- **Exercise goal**:
Set down all of the data that follows word for word, without the images.

- **Supplied information**:
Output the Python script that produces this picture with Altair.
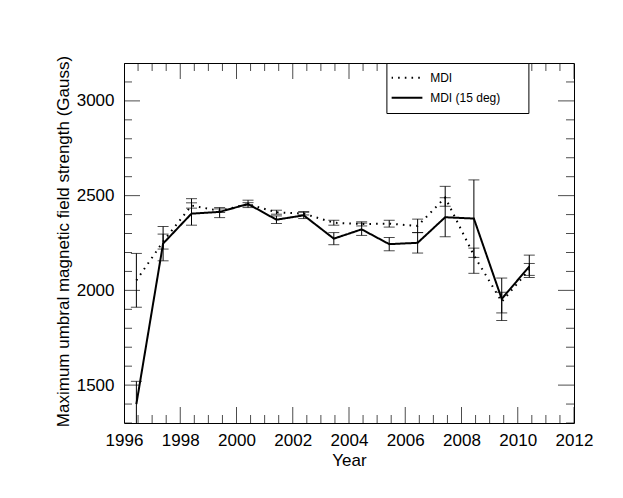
import altair as alt
import pandas as pd
import numpy as np

# ---- data ----
years = [1996.44, 1997.39, 1998.40, 1999.40, 2000.41, 2001.42, 2002.39, 2003.46,
         2004.45, 2005.43, 2006.44, 2007.42, 2008.44, 2009.43, 2010.41]

mdi = [2053, 2257, 2448, 2420, 2455, 2412, 2405, 2357, 2350, 2352, 2340, 2490, 2185, 1940, 2110]
mdi_lo = [1911, 2218, 2434, 2411, 2446, 2402, 2398, 2344, 2340, 2334, 2305, 2444, 2090, 1881, 2079]
mdi_hi = [2195, 2297, 2462, 2430, 2463, 2423, 2412, 2370, 2362, 2370, 2376, 2549, 2223, 1990, 2142]

mdi15 = [1400, 2247, 2405, 2414, 2456, 2373, 2396, 2273, 2322, 2244, 2251, 2386, 2379, 1955, 2126]
mdi15_lo = [1280, 2156, 2344, 2384, 2437, 2353, 2379, 2241, 2290, 2209, 2197, 2283, 2174, 1841, 2068]
mdi15_hi = [1520, 2337, 2484, 2437, 2476, 2393, 2416, 2305, 2355, 2279, 2305, 2489, 2583, 2065, 2186]

series_names = ["MDI", "MDI (15 deg)"]
x_labels = [1996, 1998, 2000, 2002, 2004, 2006, 2008, 2010, 2012]
y_labels = [1500, 2000, 2500, 3000]
x_domain = [1996, 2012]
y_domain = [1300, 3200]

W, H = 450, 360
FONT = "Liberation Sans"
FS = 17

df = pd.concat([
    pd.DataFrame({"year": years, "value": mdi, "lo": mdi_lo, "hi": mdi_hi, "series": series_names[0]}),
    pd.DataFrame({"year": years, "value": mdi15, "lo": mdi15_lo, "hi": mdi15_hi, "series": series_names[1]}),
], ignore_index=True)

xv = np.arange(x_domain[0], x_domain[1] + 0.01, 0.5)
xtick = pd.DataFrame({"v": xv, "major": [float(v) in [float(t) for t in x_labels] for v in xv]})
yv = np.arange(y_domain[0], y_domain[1] + 1, 100)
ytick = pd.DataFrame({"v": yv, "major": [int(v) in y_labels for v in yv]})

xs = alt.Scale(domain=x_domain, nice=False, zero=False)
ys = alt.Scale(domain=y_domain, nice=False, zero=False)

x_axis = alt.Axis(values=x_labels, format="d", ticks=False, domain=False, grid=False,
                  labelFont=FONT, labelFontSize=FS, labelColor="black", labelBaseline="alphabetic",
                  labelPadding=22.7, labelFlush=False, labelOverlap=False,
                  titleFont=FONT, titleFontSize=FS, titleFontWeight="normal", titleColor="black",
                  titleX=W / 2, titleY=42, titleBaseline="alphabetic", titleAlign="center")
y_axis = alt.Axis(values=y_labels, format="d", ticks=False, domain=False, grid=False,
                  labelFont=FONT, labelFontSize=FS, labelColor="black", labelPadding=10,
                  titleFont=FONT, titleFontSize=FS, titleFontWeight="normal", titleColor="black",
                  titleX=-56, titleY=H / 2 - 2, titleBaseline="alphabetic", titleAlign="center",
                  titleAngle=270)

X_T = "Year"
Y_T = "Maximum umbral magnetic field strength (Gauss)"

def X(f):
    return alt.X(f, scale=xs, axis=x_axis, title=X_T)

def Y(f):
    return alt.Y(f, scale=ys, axis=y_axis, title=Y_T)

# invisible title on the right widens the legend box like the reference
legend = alt.Legend(orient="none", legendX=262.4, legendY=0,
                    title="M", titleOrient="right", titleOpacity=0,
                    titleFontSize=14, titlePadding=11, titleFont=FONT,
                    strokeColor="black", fillColor="white", padding=5,
                    symbolType="M-2,0H2", symbolSize=240, symbolOffset=6.5,
                    symbolStrokeWidth=2, symbolStrokeColor="black",
                    clipHeight=19.4, rowPadding=-1,
                    labelFont=FONT, labelFontSize=12, labelColor="black", labelLimit=300,
                    labelOffset=14.3)

base = alt.Chart(df)
lines = base.mark_line(clip=True, color="black", strokeWidth=2).encode(
    x=X("year:Q"), y=Y("value:Q"),
    strokeDash=alt.StrokeDash("series:N",
                              scale=alt.Scale(domain=series_names, range=[[1.6, 5.1], [1, 0]]),
                              legend=legend),
)
bars = base.mark_rule(clip=True, color="black", strokeWidth=1).encode(
    x=X("year:Q"), y=Y("lo:Q"), y2="hi:Q")
cap_lo = base.mark_tick(clip=True, color="black", thickness=1, size=11, orient="horizontal").encode(
    x=X("year:Q"), y=Y("lo:Q"))
cap_hi = base.mark_tick(clip=True, color="black", thickness=1, size=11, orient="horizontal").encode(
    x=X("year:Q"), y=Y("hi:Q"))

tsize = alt.condition("datum.major", alt.value(32), alt.value(16))
yt = alt.Chart(ytick)
xt = alt.Chart(xtick)
t_left = yt.mark_tick(clip=True, color="black", thickness=1, orient="horizontal").encode(
    y=Y("v:Q"), x=alt.value(0), size=tsize)
t_right = yt.mark_tick(clip=True, color="black", thickness=1, orient="horizontal").encode(
    y=Y("v:Q"), x=alt.value(W), size=tsize)
t_bottom = xt.mark_tick(clip=True, color="black", thickness=1, orient="vertical").encode(
    x=X("v:Q"), y=alt.value(H), size=tsize)
t_top = xt.mark_tick(clip=True, color="black", thickness=1, orient="vertical").encode(
    x=X("v:Q"), y=alt.value(0), size=tsize)

chart = alt.layer(t_left, t_right, t_bottom, t_top, bars, cap_lo, cap_hi, lines).properties(
    width=W, height=H,
    autosize=alt.AutoSizeParams(type="none"),
    padding={"left": 116, "top": 55, "right": 41, "bottom": 66},
).configure_view(stroke="black", strokeWidth=1)

chart.save("out.html", embed_options={"renderer": "svg", "actions": False})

- **Full output**:
Output the Python script that produces this picture with Altair.
import altair as alt
import pandas as pd
import numpy as np

# ---- data ----
years = [1996.44, 1997.39, 1998.40, 1999.40, 2000.41, 2001.42, 2002.39, 2003.46,
         2004.45, 2005.43, 2006.44, 2007.42, 2008.44, 2009.43, 2010.41]

mdi = [2053, 2257, 2448, 2420, 2455, 2412, 2405, 2357, 2350, 2352, 2340, 2490, 2185, 1940, 2110]
mdi_lo = [1911, 2218, 2434, 2411, 2446, 2402, 2398, 2344, 2340, 2334, 2305, 2444, 2090, 1881, 2079]
mdi_hi = [2195, 2297, 2462, 2430, 2463, 2423, 2412, 2370, 2362, 2370, 2376, 2549, 2223, 1990, 2142]

mdi15 = [1400, 2247, 2405, 2414, 2456, 2373, 2396, 2273, 2322, 2244, 2251, 2386, 2379, 1955, 2126]
mdi15_lo = [1280, 2156, 2344, 2384, 2437, 2353, 2379, 2241, 2290, 2209, 2197, 2283, 2174, 1841, 2068]
mdi15_hi = [1520, 2337, 2484, 2437, 2476, 2393, 2416, 2305, 2355, 2279, 2305, 2489, 2583, 2065, 2186]

series_names = ["MDI", "MDI (15 deg)"]
x_labels = [1996, 1998, 2000, 2002, 2004, 2006, 2008, 2010, 2012]
y_labels = [1500, 2000, 2500, 3000]
x_domain = [1996, 2012]
y_domain = [1300, 3200]

W, H = 450, 360
FONT = "Liberation Sans"
FS = 17

df = pd.concat([
    pd.DataFrame({"year": years, "value": mdi, "lo": mdi_lo, "hi": mdi_hi, "series": series_names[0]}),
    pd.DataFrame({"year": years, "value": mdi15, "lo": mdi15_lo, "hi": mdi15_hi, "series": series_names[1]}),
], ignore_index=True)

xv = np.arange(x_domain[0], x_domain[1] + 0.01, 0.5)
xtick = pd.DataFrame({"v": xv, "major": [float(v) in [float(t) for t in x_labels] for v in xv]})
yv = np.arange(y_domain[0], y_domain[1] + 1, 100)
ytick = pd.DataFrame({"v": yv, "major": [int(v) in y_labels for v in yv]})

xs = alt.Scale(domain=x_domain, nice=False, zero=False)
ys = alt.Scale(domain=y_domain, nice=False, zero=False)

x_axis = alt.Axis(values=x_labels, format="d", ticks=False, domain=False, grid=False,
                  labelFont=FONT, labelFontSize=FS, labelColor="black", labelBaseline="alphabetic",
                  labelPadding=22.7, labelFlush=False, labelOverlap=False,
                  titleFont=FONT, titleFontSize=FS, titleFontWeight="normal", titleColor="black",
                  titleX=W / 2, titleY=42, titleBaseline="alphabetic", titleAlign="center")
y_axis = alt.Axis(values=y_labels, format="d", ticks=False, domain=False, grid=False,
                  labelFont=FONT, labelFontSize=FS, labelColor="black", labelPadding=10,
                  titleFont=FONT, titleFontSize=FS, titleFontWeight="normal", titleColor="black",
                  titleX=-56, titleY=H / 2 - 2, titleBaseline="alphabetic", titleAlign="center",
                  titleAngle=270)

X_T = "Year"
Y_T = "Maximum umbral magnetic field strength (Gauss)"

def X(f):
    return alt.X(f, scale=xs, axis=x_axis, title=X_T)

def Y(f):
    return alt.Y(f, scale=ys, axis=y_axis, title=Y_T)

# invisible title on the right widens the legend box like the reference
legend = alt.Legend(orient="none", legendX=262.4, legendY=0,
                    title="M", titleOrient="right", titleOpacity=0,
                    titleFontSize=14, titlePadding=11, titleFont=FONT,
                    strokeColor="black", fillColor="white", padding=5,
                    symbolType="M-2,0H2", symbolSize=240, symbolOffset=6.5,
                    symbolStrokeWidth=2, symbolStrokeColor="black",
                    clipHeight=19.4, rowPadding=-1,
                    labelFont=FONT, labelFontSize=12, labelColor="black", labelLimit=300,
                    labelOffset=14.3)

base = alt.Chart(df)
lines = base.mark_line(clip=True, color="black", strokeWidth=2).encode(
    x=X("year:Q"), y=Y("value:Q"),
    strokeDash=alt.StrokeDash("series:N",
                              scale=alt.Scale(domain=series_names, range=[[1.6, 5.1], [1, 0]]),
                              legend=legend),
)
bars = base.mark_rule(clip=True, color="black", strokeWidth=1).encode(
    x=X("year:Q"), y=Y("lo:Q"), y2="hi:Q")
cap_lo = base.mark_tick(clip=True, color="black", thickness=1, size=11, orient="horizontal").encode(
    x=X("year:Q"), y=Y("lo:Q"))
cap_hi = base.mark_tick(clip=True, color="black", thickness=1, size=11, orient="horizontal").encode(
    x=X("year:Q"), y=Y("hi:Q"))

tsize = alt.condition("datum.major", alt.value(32), alt.value(16))
yt = alt.Chart(ytick)
xt = alt.Chart(xtick)
t_left = yt.mark_tick(clip=True, color="black", thickness=1, orient="horizontal").encode(
    y=Y("v:Q"), x=alt.value(0), size=tsize)
t_right = yt.mark_tick(clip=True, color="black", thickness=1, orient="horizontal").encode(
    y=Y("v:Q"), x=alt.value(W), size=tsize)
t_bottom = xt.mark_tick(clip=True, color="black", thickness=1, orient="vertical").encode(
    x=X("v:Q"), y=alt.value(H), size=tsize)
t_top = xt.mark_tick(clip=True, color="black", thickness=1, orient="vertical").encode(
    x=X("v:Q"), y=alt.value(0), size=tsize)

chart = alt.layer(t_left, t_right, t_bottom, t_top, bars, cap_lo, cap_hi, lines).properties(
    width=W, height=H,
    autosize=alt.AutoSizeParams(type="none"),
    padding={"left": 116, "top": 55, "right": 41, "bottom": 66},
).configure_view(stroke="black", strokeWidth=1)

chart.save("out.html", embed_options={"renderer": "svg", "actions": False})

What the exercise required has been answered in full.